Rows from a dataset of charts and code
%%
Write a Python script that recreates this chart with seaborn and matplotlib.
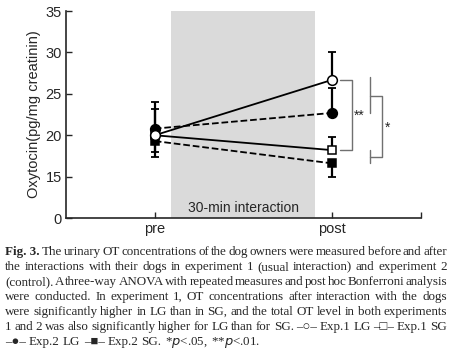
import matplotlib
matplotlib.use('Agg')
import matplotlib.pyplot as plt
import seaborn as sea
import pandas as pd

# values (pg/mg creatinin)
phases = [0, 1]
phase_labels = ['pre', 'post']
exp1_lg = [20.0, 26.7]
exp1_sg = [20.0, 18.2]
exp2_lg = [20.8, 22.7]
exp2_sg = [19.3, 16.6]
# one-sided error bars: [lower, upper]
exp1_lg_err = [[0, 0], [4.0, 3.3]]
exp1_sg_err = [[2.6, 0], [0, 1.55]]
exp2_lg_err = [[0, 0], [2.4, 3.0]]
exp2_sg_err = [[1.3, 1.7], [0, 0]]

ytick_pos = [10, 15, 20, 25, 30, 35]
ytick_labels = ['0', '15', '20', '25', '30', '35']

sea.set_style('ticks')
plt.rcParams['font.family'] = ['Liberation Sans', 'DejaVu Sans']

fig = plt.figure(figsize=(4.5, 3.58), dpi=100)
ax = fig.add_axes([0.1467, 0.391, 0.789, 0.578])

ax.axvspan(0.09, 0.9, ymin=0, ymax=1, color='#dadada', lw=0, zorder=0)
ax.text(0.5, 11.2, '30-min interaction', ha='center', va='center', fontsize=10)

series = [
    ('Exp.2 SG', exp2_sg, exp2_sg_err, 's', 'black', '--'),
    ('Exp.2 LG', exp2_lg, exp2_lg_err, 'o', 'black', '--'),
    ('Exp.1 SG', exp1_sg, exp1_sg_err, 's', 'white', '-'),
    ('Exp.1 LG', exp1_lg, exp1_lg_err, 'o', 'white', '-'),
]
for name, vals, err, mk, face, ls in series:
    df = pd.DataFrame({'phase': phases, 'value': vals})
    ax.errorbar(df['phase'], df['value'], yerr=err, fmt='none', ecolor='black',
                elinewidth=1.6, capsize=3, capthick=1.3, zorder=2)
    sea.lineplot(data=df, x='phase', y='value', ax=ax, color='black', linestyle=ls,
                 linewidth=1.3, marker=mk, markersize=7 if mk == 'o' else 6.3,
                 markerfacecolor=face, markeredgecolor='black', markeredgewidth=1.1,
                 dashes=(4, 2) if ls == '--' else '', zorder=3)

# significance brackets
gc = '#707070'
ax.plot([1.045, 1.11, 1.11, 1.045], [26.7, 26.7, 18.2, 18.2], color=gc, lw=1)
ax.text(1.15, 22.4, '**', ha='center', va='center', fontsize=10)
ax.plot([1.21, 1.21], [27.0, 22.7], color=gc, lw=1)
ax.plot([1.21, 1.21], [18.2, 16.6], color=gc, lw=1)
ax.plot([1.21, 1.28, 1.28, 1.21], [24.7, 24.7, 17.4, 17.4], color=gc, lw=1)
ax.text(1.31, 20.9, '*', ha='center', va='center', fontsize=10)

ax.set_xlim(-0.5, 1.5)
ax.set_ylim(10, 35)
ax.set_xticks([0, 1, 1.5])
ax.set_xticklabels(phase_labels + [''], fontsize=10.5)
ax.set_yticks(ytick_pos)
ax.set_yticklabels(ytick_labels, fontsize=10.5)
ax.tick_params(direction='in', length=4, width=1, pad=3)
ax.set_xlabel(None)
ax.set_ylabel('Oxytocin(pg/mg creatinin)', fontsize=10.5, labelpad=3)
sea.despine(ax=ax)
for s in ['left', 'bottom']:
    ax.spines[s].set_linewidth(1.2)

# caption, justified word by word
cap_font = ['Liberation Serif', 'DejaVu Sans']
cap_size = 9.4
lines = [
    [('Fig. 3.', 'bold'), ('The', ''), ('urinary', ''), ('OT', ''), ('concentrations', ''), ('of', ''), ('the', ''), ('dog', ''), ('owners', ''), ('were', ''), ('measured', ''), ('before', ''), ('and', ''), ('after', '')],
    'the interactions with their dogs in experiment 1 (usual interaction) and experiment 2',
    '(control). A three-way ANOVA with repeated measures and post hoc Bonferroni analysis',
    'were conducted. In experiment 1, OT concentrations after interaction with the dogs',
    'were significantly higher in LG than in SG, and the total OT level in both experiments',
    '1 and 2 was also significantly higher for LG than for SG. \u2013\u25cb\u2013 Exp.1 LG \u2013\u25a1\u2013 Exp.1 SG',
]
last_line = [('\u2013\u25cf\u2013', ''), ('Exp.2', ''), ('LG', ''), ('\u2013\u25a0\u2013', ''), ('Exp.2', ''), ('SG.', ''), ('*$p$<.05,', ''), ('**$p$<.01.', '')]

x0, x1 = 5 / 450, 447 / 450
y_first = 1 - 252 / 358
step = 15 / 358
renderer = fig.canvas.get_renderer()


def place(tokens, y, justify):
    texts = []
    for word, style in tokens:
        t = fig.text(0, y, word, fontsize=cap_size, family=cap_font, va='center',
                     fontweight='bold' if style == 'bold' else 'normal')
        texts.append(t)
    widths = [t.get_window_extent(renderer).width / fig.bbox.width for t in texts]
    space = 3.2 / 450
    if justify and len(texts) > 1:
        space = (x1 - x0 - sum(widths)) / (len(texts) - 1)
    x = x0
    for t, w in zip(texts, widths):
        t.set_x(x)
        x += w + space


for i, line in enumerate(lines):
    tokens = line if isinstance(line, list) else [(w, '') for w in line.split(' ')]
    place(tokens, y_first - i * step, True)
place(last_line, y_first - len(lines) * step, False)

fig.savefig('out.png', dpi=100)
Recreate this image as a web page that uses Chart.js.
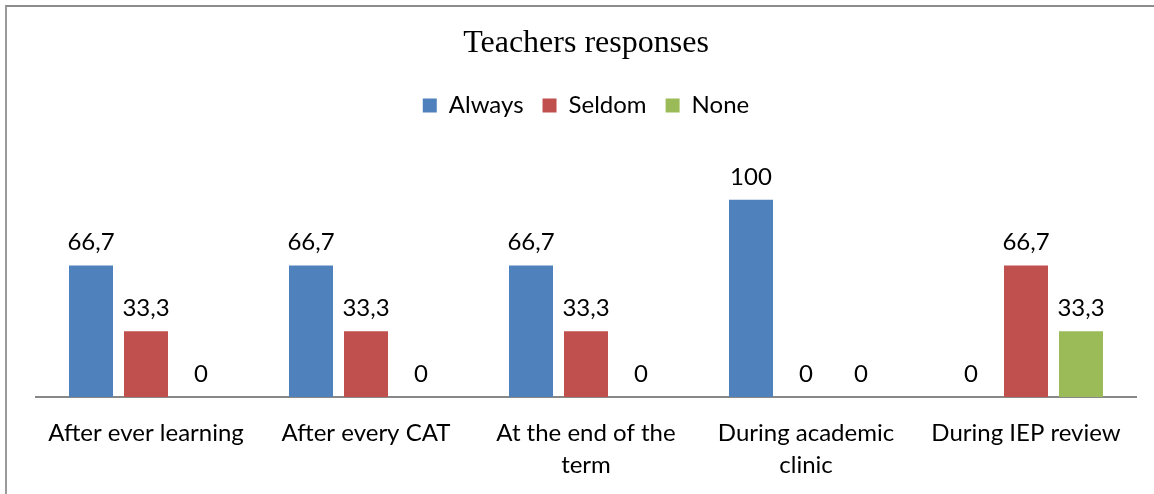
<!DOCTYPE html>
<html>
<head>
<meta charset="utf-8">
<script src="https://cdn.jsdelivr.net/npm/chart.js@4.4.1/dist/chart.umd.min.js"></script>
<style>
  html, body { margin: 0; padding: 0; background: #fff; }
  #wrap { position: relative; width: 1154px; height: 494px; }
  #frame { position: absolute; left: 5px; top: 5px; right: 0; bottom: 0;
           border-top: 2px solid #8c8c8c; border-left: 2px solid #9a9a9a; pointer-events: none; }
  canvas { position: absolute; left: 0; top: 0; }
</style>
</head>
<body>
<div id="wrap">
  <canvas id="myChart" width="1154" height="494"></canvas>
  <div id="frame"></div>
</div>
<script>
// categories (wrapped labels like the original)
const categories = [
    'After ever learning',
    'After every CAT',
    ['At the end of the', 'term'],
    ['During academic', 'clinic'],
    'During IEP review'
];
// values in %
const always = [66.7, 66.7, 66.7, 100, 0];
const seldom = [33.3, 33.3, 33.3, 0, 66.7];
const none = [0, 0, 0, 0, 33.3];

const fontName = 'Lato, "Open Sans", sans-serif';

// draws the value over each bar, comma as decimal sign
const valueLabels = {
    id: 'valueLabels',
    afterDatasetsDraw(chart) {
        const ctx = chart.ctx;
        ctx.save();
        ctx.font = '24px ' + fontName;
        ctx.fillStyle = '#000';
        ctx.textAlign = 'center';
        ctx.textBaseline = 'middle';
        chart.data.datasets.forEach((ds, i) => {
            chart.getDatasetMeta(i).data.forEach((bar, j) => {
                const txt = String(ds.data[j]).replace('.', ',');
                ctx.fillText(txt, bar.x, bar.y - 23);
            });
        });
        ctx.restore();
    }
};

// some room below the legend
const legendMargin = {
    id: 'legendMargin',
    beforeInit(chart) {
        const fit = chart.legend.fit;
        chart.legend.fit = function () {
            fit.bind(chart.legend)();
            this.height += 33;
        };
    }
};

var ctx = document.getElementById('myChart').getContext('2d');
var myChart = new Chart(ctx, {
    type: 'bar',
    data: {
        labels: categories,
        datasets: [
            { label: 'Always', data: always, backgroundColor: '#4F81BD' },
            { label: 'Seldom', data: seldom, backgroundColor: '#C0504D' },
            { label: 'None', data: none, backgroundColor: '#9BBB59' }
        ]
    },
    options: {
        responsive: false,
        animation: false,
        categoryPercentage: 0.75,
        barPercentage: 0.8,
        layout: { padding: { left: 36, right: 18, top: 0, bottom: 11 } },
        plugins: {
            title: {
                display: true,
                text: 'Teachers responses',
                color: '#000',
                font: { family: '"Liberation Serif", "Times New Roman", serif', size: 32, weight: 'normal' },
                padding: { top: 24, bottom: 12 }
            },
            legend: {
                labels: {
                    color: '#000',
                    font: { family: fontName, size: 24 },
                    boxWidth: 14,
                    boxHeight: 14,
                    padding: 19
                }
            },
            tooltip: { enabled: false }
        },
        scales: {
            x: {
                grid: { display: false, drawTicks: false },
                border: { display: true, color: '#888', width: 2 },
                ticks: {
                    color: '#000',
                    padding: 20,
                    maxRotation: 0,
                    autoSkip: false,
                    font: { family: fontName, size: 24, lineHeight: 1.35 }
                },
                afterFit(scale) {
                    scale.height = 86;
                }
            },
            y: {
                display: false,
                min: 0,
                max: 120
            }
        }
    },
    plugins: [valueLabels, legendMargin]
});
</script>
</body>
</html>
%%
**PROMPT**
Restate each line from the start of the listing through the line bearing "ax.text(0.5, 11.2, '30-min" word for word. Drop the pictures.

**TASK RESULT**
Write a Python script that recreates this chart with seaborn and matplotlib.
import matplotlib
matplotlib.use('Agg')
import matplotlib.pyplot as plt
import seaborn as sea
import pandas as pd

# values (pg/mg creatinin)
phases = [0, 1]
phase_labels = ['pre', 'post']
exp1_lg = [20.0, 26.7]
exp1_sg = [20.0, 18.2]
exp2_lg = [20.8, 22.7]
exp2_sg = [19.3, 16.6]
# one-sided error bars: [lower, upper]
exp1_lg_err = [[0, 0], [4.0, 3.3]]
exp1_sg_err = [[2.6, 0], [0, 1.55]]
exp2_lg_err = [[0, 0], [2.4, 3.0]]
exp2_sg_err = [[1.3, 1.7], [0, 0]]

ytick_pos = [10, 15, 20, 25, 30, 35]
ytick_labels = ['0', '15', '20', '25', '30', '35']

sea.set_style('ticks')
plt.rcParams['font.family'] = ['Liberation Sans', 'DejaVu Sans']

fig = plt.figure(figsize=(4.5, 3.58), dpi=100)
ax = fig.add_axes([0.1467, 0.391, 0.789, 0.578])

ax.axvspan(0.09, 0.9, ymin=0, ymax=1, color='#dadada', lw=0, zorder=0)
ax.text(0.5, 11.2, '30-min interaction', ha='center', va='center', fontsize=10)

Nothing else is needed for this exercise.